RECORDS
<<<<

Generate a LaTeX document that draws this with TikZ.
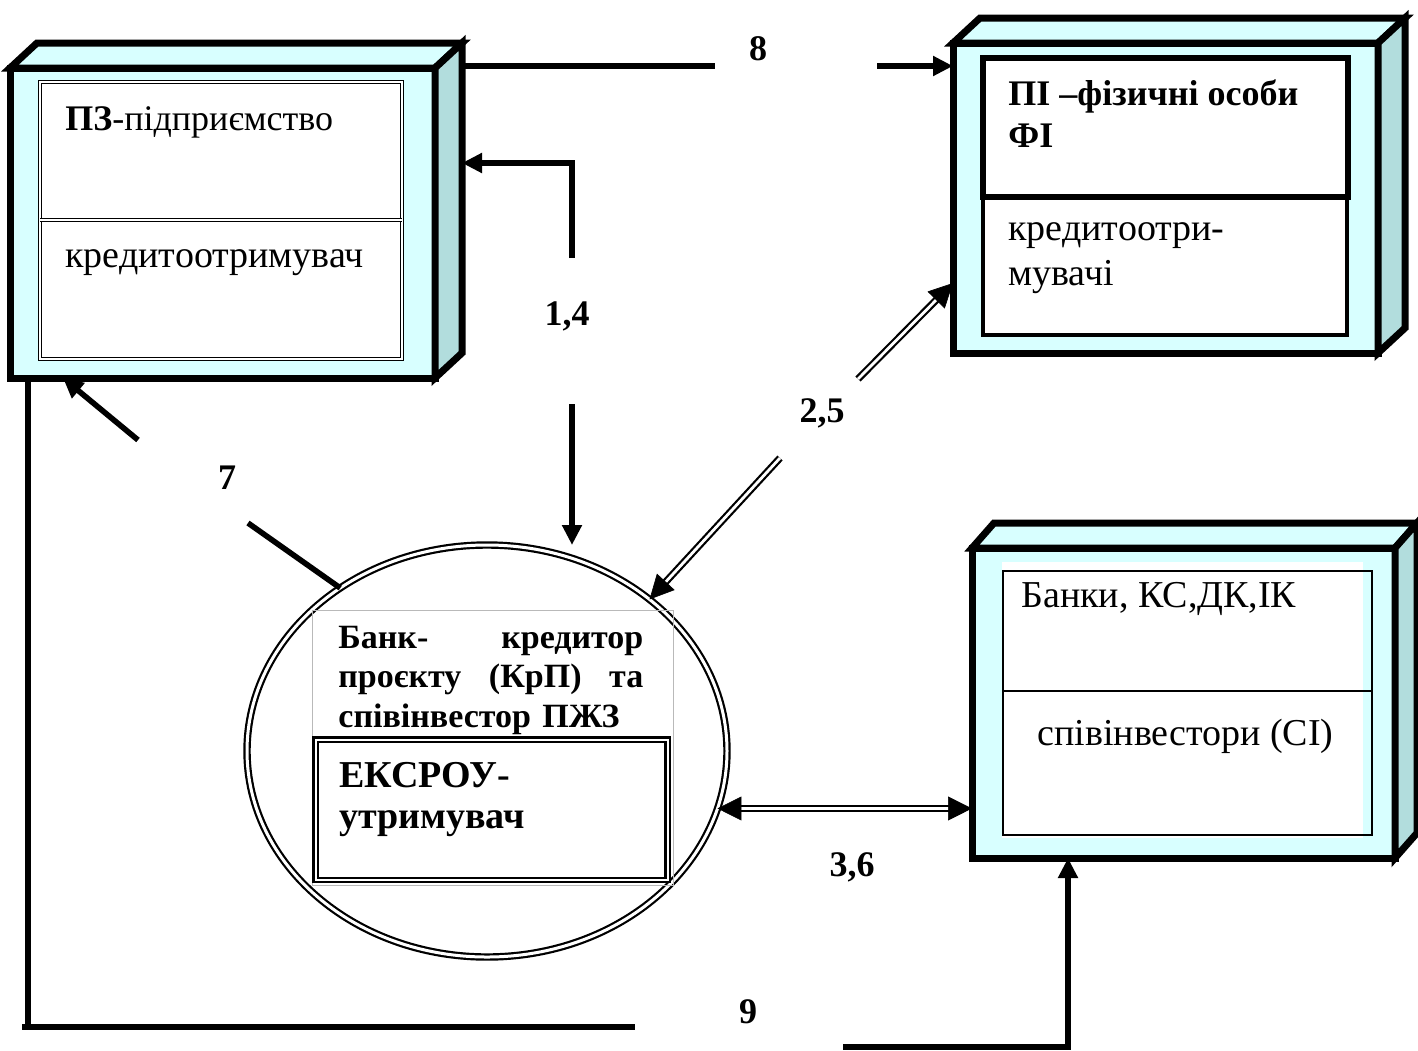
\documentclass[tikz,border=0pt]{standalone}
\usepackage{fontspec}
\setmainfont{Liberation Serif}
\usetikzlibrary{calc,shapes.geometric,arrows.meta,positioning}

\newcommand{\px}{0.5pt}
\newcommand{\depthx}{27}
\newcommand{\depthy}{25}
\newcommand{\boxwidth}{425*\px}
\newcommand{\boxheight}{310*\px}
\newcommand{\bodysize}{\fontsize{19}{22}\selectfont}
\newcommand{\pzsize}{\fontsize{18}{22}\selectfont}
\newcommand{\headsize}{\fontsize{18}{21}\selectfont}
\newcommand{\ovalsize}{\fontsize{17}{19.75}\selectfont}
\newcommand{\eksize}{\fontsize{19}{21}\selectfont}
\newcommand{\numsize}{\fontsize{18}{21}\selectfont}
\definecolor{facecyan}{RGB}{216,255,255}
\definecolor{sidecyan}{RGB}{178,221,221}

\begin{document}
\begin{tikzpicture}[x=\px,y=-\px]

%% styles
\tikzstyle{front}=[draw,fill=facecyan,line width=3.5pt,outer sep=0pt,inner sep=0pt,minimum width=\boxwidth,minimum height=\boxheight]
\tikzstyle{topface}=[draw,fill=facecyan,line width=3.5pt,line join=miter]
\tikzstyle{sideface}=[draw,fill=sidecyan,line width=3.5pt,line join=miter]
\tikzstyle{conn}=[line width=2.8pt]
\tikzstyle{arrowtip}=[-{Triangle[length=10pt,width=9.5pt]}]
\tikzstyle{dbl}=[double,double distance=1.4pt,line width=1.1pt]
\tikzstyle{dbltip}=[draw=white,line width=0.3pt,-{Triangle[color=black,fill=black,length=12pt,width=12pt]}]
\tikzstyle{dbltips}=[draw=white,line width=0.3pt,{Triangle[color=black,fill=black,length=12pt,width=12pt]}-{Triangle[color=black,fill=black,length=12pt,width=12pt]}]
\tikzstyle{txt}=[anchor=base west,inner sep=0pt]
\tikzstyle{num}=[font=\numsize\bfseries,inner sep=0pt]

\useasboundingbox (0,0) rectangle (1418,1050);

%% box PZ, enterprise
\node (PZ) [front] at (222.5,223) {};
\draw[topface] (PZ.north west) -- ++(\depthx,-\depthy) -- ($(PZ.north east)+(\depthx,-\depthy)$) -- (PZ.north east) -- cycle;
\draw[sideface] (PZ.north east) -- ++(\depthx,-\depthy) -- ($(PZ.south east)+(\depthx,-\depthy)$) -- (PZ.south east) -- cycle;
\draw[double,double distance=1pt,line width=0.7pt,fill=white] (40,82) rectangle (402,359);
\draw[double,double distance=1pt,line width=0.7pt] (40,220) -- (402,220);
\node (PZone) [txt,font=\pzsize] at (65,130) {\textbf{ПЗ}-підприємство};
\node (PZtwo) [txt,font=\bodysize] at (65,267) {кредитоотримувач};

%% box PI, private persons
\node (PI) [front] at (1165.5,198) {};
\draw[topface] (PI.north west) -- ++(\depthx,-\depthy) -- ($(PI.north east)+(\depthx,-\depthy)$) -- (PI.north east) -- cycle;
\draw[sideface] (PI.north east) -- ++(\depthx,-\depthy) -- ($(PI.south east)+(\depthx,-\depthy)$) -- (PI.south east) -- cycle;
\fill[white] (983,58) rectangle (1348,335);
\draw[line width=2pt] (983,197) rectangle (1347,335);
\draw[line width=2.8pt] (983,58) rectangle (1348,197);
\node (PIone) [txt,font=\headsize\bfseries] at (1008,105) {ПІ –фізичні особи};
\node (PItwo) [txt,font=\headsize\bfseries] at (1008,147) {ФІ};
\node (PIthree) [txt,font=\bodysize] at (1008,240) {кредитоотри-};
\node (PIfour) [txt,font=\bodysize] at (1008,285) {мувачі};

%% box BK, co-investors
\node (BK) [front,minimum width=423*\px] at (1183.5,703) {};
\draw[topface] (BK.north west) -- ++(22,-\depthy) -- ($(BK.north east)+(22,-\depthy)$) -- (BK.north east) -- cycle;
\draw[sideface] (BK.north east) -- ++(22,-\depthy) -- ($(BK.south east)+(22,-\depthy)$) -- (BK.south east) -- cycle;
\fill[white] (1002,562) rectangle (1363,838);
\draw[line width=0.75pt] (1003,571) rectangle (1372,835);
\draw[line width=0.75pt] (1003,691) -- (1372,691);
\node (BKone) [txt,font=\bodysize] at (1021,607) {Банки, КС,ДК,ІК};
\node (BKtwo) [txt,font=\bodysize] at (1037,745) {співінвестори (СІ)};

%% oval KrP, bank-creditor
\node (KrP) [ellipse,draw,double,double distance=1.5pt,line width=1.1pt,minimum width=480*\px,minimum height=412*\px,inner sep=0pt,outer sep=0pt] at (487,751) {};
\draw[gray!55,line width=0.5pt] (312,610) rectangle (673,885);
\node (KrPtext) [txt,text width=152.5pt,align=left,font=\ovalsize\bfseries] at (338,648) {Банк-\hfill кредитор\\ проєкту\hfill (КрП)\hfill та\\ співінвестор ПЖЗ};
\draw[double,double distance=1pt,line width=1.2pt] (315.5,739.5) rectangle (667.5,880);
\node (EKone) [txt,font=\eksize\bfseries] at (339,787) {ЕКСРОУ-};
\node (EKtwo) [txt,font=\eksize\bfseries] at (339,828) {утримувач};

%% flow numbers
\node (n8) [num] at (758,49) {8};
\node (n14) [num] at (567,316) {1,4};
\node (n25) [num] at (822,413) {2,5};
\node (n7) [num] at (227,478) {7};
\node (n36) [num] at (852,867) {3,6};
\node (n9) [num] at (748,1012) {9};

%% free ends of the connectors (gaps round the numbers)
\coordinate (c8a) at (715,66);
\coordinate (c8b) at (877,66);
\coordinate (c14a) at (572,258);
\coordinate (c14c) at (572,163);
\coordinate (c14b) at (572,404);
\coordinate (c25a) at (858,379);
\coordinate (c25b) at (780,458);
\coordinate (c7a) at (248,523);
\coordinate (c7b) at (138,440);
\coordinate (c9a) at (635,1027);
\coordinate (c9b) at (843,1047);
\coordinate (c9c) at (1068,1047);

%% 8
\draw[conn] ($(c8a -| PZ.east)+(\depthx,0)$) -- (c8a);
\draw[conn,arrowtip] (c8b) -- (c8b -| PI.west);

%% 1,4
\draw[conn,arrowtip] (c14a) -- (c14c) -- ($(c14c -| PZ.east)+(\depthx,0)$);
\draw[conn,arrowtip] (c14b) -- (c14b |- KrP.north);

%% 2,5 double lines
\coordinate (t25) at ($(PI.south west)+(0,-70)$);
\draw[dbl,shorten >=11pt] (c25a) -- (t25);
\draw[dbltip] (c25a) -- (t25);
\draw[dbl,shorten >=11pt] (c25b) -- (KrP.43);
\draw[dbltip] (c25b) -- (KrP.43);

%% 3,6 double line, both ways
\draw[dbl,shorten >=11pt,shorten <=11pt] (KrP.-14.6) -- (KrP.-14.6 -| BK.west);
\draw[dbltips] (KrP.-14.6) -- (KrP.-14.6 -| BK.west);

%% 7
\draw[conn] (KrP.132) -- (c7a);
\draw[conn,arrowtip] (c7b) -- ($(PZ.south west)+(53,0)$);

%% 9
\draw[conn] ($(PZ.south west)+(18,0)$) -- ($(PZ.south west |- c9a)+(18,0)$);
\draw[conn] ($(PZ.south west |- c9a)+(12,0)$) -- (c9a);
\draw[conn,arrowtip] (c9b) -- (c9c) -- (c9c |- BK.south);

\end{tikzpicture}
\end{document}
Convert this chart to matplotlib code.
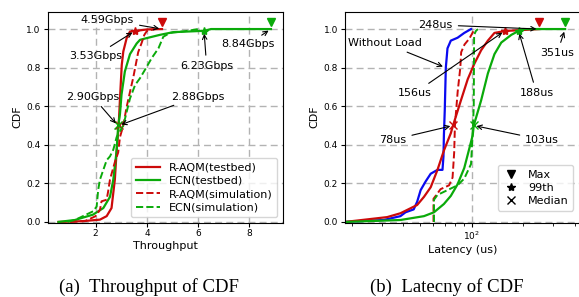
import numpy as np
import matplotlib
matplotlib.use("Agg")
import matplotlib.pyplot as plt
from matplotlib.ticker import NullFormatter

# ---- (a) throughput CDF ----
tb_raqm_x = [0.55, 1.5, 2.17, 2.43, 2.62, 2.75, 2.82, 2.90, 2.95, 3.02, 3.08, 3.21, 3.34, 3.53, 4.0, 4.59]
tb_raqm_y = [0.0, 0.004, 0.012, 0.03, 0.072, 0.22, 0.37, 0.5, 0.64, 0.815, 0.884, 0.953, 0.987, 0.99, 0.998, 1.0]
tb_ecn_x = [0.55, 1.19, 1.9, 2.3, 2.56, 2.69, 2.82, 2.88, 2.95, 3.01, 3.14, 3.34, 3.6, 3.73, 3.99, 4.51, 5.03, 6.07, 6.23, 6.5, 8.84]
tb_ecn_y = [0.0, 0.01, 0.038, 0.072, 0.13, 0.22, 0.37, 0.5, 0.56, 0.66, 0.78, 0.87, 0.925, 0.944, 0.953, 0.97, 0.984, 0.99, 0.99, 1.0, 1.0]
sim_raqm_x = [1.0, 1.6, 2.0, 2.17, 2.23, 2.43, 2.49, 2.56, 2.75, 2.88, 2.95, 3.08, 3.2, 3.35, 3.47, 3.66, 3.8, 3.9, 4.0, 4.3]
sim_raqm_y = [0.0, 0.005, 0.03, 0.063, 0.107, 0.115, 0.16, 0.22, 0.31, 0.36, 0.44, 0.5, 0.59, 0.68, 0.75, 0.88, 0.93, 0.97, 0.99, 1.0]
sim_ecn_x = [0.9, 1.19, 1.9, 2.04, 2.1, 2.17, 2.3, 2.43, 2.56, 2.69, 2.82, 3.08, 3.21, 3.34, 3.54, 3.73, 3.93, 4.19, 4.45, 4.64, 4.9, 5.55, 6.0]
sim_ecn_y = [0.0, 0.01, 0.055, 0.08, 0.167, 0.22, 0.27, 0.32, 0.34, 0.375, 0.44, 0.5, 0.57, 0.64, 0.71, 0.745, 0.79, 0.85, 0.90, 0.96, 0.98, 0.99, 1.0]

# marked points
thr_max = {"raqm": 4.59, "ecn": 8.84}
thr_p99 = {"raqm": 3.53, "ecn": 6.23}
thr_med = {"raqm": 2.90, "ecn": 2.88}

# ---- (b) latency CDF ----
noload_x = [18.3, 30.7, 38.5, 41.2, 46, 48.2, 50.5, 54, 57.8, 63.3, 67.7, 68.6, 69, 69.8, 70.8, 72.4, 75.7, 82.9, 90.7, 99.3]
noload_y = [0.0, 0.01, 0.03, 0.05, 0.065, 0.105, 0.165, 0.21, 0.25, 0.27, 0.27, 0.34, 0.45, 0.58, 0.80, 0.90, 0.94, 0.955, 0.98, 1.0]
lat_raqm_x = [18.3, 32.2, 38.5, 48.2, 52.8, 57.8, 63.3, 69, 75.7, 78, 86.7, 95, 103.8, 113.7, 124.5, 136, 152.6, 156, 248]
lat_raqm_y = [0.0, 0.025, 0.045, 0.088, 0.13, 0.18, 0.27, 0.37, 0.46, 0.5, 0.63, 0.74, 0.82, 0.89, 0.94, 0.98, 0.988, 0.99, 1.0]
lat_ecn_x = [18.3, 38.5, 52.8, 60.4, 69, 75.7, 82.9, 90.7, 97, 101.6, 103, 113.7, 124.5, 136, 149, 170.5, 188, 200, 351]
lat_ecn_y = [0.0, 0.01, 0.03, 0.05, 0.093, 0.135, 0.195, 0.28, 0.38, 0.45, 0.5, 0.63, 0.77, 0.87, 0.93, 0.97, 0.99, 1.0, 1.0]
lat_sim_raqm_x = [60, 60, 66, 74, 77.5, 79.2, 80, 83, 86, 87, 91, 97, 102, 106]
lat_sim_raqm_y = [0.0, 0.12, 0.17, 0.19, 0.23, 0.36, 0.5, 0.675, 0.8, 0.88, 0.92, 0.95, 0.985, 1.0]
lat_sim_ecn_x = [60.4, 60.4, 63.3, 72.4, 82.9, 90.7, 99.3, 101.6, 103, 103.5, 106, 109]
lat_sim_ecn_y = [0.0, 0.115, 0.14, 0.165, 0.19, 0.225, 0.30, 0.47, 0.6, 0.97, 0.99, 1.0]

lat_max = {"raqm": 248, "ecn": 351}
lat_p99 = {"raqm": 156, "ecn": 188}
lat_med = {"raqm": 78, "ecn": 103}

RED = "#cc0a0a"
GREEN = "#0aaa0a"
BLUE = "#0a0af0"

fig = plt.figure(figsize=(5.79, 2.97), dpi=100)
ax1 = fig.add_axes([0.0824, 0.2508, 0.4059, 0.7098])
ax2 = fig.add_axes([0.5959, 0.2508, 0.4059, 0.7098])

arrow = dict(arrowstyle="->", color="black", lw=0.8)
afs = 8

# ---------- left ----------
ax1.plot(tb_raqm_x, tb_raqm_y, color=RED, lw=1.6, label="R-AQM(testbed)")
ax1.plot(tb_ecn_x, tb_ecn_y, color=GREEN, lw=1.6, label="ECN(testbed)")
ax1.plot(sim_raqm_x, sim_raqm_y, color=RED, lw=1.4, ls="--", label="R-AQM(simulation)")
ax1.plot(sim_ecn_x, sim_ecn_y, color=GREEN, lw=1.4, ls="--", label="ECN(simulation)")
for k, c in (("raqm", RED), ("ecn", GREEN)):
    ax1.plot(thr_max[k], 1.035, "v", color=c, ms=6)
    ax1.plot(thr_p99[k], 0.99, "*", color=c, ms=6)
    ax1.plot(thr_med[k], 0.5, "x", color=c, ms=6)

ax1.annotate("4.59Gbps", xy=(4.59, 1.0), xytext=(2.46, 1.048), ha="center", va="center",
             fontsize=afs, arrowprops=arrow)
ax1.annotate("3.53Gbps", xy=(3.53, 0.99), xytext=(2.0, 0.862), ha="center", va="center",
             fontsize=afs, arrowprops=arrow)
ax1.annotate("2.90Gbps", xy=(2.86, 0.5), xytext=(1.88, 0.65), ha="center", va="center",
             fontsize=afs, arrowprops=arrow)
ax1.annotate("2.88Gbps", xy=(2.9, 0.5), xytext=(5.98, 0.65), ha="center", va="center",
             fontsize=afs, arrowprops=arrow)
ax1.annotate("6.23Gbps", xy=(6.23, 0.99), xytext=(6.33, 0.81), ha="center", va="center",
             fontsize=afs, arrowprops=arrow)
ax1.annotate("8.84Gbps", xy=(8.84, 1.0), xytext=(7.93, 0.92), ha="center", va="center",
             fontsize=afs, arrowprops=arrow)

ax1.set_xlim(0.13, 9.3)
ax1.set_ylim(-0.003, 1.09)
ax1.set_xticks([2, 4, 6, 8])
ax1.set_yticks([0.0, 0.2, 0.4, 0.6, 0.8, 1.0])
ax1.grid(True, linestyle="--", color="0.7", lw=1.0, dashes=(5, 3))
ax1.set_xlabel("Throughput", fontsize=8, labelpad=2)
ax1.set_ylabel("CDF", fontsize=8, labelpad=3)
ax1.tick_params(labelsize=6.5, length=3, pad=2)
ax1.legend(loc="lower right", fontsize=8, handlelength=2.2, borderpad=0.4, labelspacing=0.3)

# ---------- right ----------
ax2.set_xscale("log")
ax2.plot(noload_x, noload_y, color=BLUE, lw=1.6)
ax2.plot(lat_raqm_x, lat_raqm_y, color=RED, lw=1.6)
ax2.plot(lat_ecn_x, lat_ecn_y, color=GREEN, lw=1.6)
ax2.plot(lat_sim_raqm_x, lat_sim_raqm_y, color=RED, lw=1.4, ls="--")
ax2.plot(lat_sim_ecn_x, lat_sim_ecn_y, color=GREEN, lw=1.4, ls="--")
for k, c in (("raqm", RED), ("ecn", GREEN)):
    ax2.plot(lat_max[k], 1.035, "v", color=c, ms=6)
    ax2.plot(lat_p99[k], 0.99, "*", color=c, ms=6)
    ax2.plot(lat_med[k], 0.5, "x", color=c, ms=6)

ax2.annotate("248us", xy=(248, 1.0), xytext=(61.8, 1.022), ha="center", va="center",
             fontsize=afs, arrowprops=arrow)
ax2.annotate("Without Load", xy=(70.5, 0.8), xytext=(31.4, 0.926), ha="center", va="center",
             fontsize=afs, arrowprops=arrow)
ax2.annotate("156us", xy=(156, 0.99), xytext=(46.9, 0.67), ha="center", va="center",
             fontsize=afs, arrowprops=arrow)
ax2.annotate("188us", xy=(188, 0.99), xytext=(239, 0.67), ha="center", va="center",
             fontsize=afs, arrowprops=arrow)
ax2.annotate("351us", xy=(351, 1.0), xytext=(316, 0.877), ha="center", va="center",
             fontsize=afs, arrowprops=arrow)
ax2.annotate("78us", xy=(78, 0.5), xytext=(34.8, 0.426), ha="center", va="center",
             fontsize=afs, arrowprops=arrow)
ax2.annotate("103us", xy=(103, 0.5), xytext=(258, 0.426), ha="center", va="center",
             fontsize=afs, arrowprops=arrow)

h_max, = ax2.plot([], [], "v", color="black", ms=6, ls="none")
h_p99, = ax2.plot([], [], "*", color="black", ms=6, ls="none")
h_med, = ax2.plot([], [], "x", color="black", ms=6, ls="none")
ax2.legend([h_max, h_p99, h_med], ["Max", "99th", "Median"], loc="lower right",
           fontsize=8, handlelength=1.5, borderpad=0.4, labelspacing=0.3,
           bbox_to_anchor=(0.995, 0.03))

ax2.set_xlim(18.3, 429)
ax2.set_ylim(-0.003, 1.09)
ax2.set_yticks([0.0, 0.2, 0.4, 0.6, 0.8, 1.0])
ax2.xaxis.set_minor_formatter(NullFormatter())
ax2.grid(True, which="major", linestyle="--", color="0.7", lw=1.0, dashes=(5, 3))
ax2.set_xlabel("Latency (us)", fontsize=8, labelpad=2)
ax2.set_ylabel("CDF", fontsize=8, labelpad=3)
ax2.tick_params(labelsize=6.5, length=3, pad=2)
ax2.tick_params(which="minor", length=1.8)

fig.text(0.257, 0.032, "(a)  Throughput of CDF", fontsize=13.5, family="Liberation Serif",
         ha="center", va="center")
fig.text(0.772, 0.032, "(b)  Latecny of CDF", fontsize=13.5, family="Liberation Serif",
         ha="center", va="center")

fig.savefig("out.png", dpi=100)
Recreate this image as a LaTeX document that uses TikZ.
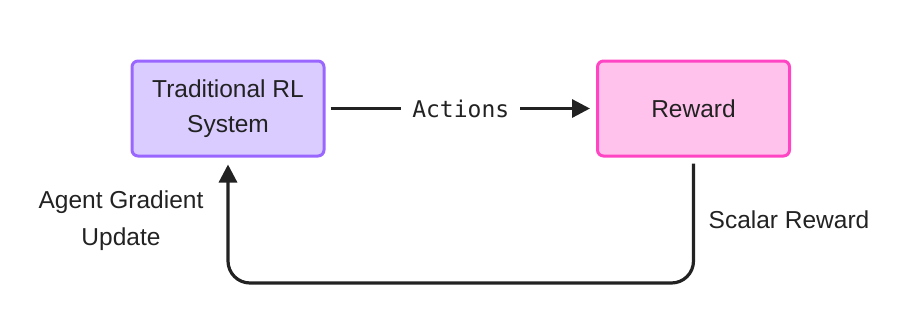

>>>>

Except for the pictures, write out exactly the lines from the line that contains "Convert this chart to matplotlib code." through the line that contains "from matplotlib.ticker import NullFormatter", including both.

Convert this chart to matplotlib code.
import numpy as np
import matplotlib
matplotlib.use("Agg")
import matplotlib.pyplot as plt
from matplotlib.ticker import NullFormatter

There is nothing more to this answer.